◆ **SET PROBLEM**:
Copy the data that follows exactly. Include no pictures.

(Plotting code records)
(begin)
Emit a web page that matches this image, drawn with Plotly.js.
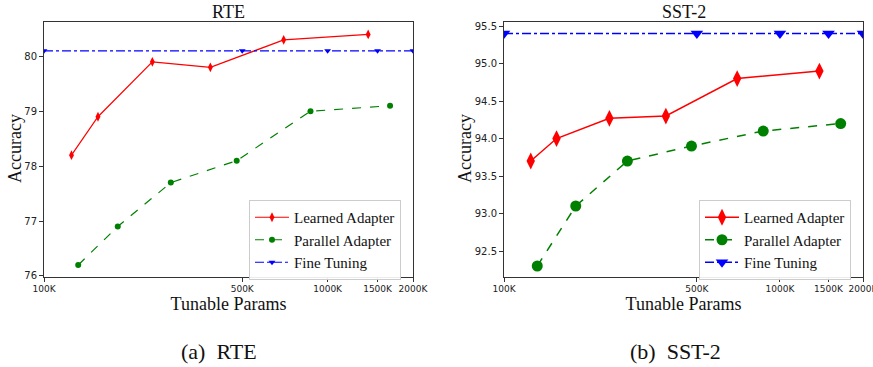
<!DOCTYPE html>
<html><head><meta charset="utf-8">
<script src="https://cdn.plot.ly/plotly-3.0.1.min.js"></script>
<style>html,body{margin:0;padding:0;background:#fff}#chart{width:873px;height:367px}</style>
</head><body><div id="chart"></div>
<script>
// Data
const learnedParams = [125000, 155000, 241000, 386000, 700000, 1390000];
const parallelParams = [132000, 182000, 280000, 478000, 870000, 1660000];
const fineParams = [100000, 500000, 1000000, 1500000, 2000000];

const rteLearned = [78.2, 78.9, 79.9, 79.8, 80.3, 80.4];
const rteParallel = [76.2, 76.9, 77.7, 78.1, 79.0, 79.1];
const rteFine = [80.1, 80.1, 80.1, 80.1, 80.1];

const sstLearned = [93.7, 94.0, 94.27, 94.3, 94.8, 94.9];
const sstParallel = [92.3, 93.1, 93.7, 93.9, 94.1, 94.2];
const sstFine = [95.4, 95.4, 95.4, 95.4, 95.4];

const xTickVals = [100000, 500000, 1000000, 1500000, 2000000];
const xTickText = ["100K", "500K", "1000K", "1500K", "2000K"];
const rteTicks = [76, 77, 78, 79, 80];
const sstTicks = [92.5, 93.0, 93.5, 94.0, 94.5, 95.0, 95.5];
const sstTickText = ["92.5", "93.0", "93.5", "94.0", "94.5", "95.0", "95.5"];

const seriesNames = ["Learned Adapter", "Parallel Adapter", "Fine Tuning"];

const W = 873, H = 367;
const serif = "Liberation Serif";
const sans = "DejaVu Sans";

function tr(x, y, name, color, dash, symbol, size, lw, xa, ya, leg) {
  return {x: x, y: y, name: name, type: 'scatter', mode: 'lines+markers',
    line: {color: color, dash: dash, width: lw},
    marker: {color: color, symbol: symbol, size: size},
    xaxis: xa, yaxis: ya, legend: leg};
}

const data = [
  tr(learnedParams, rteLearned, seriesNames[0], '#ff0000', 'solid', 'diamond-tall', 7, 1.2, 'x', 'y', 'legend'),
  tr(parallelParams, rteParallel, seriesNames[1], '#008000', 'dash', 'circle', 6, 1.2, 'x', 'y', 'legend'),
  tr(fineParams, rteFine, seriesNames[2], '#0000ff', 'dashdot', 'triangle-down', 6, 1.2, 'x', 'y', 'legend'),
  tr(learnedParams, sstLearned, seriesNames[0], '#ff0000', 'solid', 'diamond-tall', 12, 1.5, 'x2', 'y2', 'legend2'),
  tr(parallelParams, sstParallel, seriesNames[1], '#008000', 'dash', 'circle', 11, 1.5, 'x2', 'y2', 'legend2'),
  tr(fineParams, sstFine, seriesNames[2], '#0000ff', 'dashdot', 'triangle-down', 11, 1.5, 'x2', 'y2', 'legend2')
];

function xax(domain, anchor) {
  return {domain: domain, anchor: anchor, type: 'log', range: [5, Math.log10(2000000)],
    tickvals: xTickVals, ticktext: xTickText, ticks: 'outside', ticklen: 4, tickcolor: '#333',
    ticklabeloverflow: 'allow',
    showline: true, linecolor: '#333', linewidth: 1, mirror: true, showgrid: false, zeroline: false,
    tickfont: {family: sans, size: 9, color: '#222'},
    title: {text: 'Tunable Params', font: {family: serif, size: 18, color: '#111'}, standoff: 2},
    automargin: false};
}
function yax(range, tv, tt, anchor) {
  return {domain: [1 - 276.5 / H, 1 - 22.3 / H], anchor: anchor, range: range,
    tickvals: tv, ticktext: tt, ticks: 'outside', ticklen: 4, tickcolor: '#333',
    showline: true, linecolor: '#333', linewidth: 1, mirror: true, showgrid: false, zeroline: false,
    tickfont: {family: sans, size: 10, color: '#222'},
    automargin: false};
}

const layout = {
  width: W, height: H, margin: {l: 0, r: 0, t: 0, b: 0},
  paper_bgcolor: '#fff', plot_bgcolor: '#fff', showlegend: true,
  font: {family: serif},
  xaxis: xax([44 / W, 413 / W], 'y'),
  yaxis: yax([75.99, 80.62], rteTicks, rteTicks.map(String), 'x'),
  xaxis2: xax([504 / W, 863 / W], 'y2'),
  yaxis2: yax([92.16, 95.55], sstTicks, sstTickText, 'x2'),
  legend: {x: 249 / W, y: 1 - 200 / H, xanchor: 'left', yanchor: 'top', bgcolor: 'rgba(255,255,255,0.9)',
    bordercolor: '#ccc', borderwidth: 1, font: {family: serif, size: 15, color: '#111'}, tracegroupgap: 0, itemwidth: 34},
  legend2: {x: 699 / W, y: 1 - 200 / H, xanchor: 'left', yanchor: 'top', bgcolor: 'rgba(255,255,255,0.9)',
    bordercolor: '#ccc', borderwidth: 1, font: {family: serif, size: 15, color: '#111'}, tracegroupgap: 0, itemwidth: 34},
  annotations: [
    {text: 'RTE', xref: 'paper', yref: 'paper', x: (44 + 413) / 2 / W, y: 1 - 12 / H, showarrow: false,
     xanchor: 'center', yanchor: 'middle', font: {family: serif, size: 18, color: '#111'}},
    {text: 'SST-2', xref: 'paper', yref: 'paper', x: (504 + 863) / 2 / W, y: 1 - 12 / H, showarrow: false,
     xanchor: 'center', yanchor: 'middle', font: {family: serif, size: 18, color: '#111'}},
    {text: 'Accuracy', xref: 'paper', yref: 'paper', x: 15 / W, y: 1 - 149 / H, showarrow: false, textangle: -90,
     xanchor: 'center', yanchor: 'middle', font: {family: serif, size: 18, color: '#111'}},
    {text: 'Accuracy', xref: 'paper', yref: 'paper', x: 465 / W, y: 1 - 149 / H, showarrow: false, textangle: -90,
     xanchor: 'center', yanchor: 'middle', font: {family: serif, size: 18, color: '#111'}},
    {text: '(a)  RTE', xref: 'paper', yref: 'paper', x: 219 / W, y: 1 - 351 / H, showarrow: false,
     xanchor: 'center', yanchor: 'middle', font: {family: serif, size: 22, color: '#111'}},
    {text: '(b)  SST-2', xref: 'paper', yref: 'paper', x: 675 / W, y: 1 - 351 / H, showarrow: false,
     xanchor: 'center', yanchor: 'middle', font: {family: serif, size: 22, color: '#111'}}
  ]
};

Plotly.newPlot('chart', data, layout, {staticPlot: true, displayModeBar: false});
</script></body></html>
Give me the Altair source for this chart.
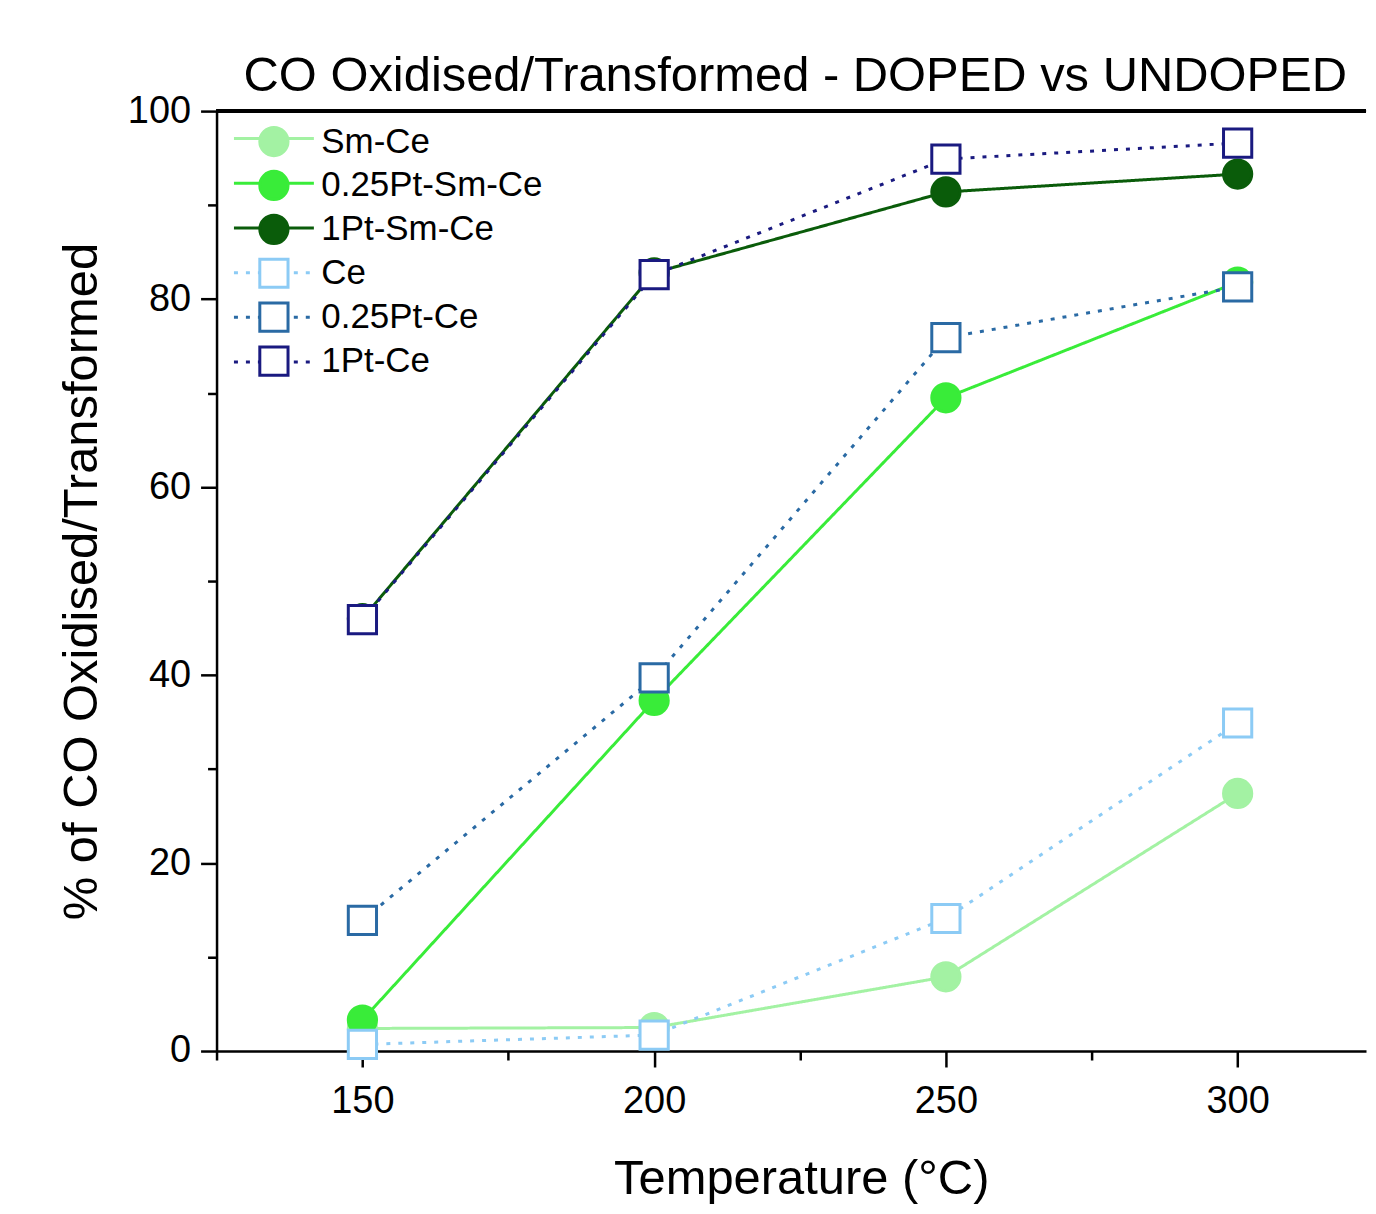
(end)
◆ **RESULT FOR THIS TASK**:
Emit a web page that matches this image, drawn with Plotly.js.
<!DOCTYPE html>
<html><head><meta charset="utf-8">
<script src="https://cdn.plot.ly/plotly-3.0.1.min.js"></script>
<style>html,body{margin:0;padding:0;background:#fff}#chart{width:873px;height:367px}</style>
</head><body><div id="chart"></div>
<script>
// Data
const learnedParams = [125000, 155000, 241000, 386000, 700000, 1390000];
const parallelParams = [132000, 182000, 280000, 478000, 870000, 1660000];
const fineParams = [100000, 500000, 1000000, 1500000, 2000000];

const rteLearned = [78.2, 78.9, 79.9, 79.8, 80.3, 80.4];
const rteParallel = [76.2, 76.9, 77.7, 78.1, 79.0, 79.1];
const rteFine = [80.1, 80.1, 80.1, 80.1, 80.1];

const sstLearned = [93.7, 94.0, 94.27, 94.3, 94.8, 94.9];
const sstParallel = [92.3, 93.1, 93.7, 93.9, 94.1, 94.2];
const sstFine = [95.4, 95.4, 95.4, 95.4, 95.4];

const xTickVals = [100000, 500000, 1000000, 1500000, 2000000];
const xTickText = ["100K", "500K", "1000K", "1500K", "2000K"];
const rteTicks = [76, 77, 78, 79, 80];
const sstTicks = [92.5, 93.0, 93.5, 94.0, 94.5, 95.0, 95.5];
const sstTickText = ["92.5", "93.0", "93.5", "94.0", "94.5", "95.0", "95.5"];

const seriesNames = ["Learned Adapter", "Parallel Adapter", "Fine Tuning"];

const W = 873, H = 367;
const serif = "Liberation Serif";
const sans = "DejaVu Sans";

function tr(x, y, name, color, dash, symbol, size, lw, xa, ya, leg) {
  return {x: x, y: y, name: name, type: 'scatter', mode: 'lines+markers',
    line: {color: color, dash: dash, width: lw},
    marker: {color: color, symbol: symbol, size: size},
    xaxis: xa, yaxis: ya, legend: leg};
}

const data = [
  tr(learnedParams, rteLearned, seriesNames[0], '#ff0000', 'solid', 'diamond-tall', 7, 1.2, 'x', 'y', 'legend'),
  tr(parallelParams, rteParallel, seriesNames[1], '#008000', 'dash', 'circle', 6, 1.2, 'x', 'y', 'legend'),
  tr(fineParams, rteFine, seriesNames[2], '#0000ff', 'dashdot', 'triangle-down', 6, 1.2, 'x', 'y', 'legend'),
  tr(learnedParams, sstLearned, seriesNames[0], '#ff0000', 'solid', 'diamond-tall', 12, 1.5, 'x2', 'y2', 'legend2'),
  tr(parallelParams, sstParallel, seriesNames[1], '#008000', 'dash', 'circle', 11, 1.5, 'x2', 'y2', 'legend2'),
  tr(fineParams, sstFine, seriesNames[2], '#0000ff', 'dashdot', 'triangle-down', 11, 1.5, 'x2', 'y2', 'legend2')
];

function xax(domain, anchor) {
  return {domain: domain, anchor: anchor, type: 'log', range: [5, Math.log10(2000000)],
    tickvals: xTickVals, ticktext: xTickText, ticks: 'outside', ticklen: 4, tickcolor: '#333',
    ticklabeloverflow: 'allow',
    showline: true, linecolor: '#333', linewidth: 1, mirror: true, showgrid: false, zeroline: false,
    tickfont: {family: sans, size: 9, color: '#222'},
    title: {text: 'Tunable Params', font: {family: serif, size: 18, color: '#111'}, standoff: 2},
    automargin: false};
}
function yax(range, tv, tt, anchor) {
  return {domain: [1 - 276.5 / H, 1 - 22.3 / H], anchor: anchor, range: range,
    tickvals: tv, ticktext: tt, ticks: 'outside', ticklen: 4, tickcolor: '#333',
    showline: true, linecolor: '#333', linewidth: 1, mirror: true, showgrid: false, zeroline: false,
    tickfont: {family: sans, size: 10, color: '#222'},
    automargin: false};
}

const layout = {
  width: W, height: H, margin: {l: 0, r: 0, t: 0, b: 0},
  paper_bgcolor: '#fff', plot_bgcolor: '#fff', showlegend: true,
  font: {family: serif},
  xaxis: xax([44 / W, 413 / W], 'y'),
  yaxis: yax([75.99, 80.62], rteTicks, rteTicks.map(String), 'x'),
  xaxis2: xax([504 / W, 863 / W], 'y2'),
  yaxis2: yax([92.16, 95.55], sstTicks, sstTickText, 'x2'),
  legend: {x: 249 / W, y: 1 - 200 / H, xanchor: 'left', yanchor: 'top', bgcolor: 'rgba(255,255,255,0.9)',
    bordercolor: '#ccc', borderwidth: 1, font: {family: serif, size: 15, color: '#111'}, tracegroupgap: 0, itemwidth: 34},
  legend2: {x: 699 / W, y: 1 - 200 / H, xanchor: 'left', yanchor: 'top', bgcolor: 'rgba(255,255,255,0.9)',
    bordercolor: '#ccc', borderwidth: 1, font: {family: serif, size: 15, color: '#111'}, tracegroupgap: 0, itemwidth: 34},
  annotations: [
    {text: 'RTE', xref: 'paper', yref: 'paper', x: (44 + 413) / 2 / W, y: 1 - 12 / H, showarrow: false,
     xanchor: 'center', yanchor: 'middle', font: {family: serif, size: 18, color: '#111'}},
    {text: 'SST-2', xref: 'paper', yref: 'paper', x: (504 + 863) / 2 / W, y: 1 - 12 / H, showarrow: false,
     xanchor: 'center', yanchor: 'middle', font: {family: serif, size: 18, color: '#111'}},
    {text: 'Accuracy', xref: 'paper', yref: 'paper', x: 15 / W, y: 1 - 149 / H, showarrow: false, textangle: -90,
     xanchor: 'center', yanchor: 'middle', font: {family: serif, size: 18, color: '#111'}},
    {text: 'Accuracy', xref: 'paper', yref: 'paper', x: 465 / W, y: 1 - 149 / H, showarrow: false, textangle: -90,
     xanchor: 'center', yanchor: 'middle', font: {family: serif, size: 18, color: '#111'}},
    {text: '(a)  RTE', xref: 'paper', yref: 'paper', x: 219 / W, y: 1 - 351 / H, showarrow: false,
     xanchor: 'center', yanchor: 'middle', font: {family: serif, size: 22, color: '#111'}},
    {text: '(b)  SST-2', xref: 'paper', yref: 'paper', x: 675 / W, y: 1 - 351 / H, showarrow: false,
     xanchor: 'center', yanchor: 'middle', font: {family: serif, size: 22, color: '#111'}}
  ]
};

Plotly.newPlot('chart', data, layout, {staticPlot: true, displayModeBar: false});
</script></body></html>
Give me the Altair source for this chart.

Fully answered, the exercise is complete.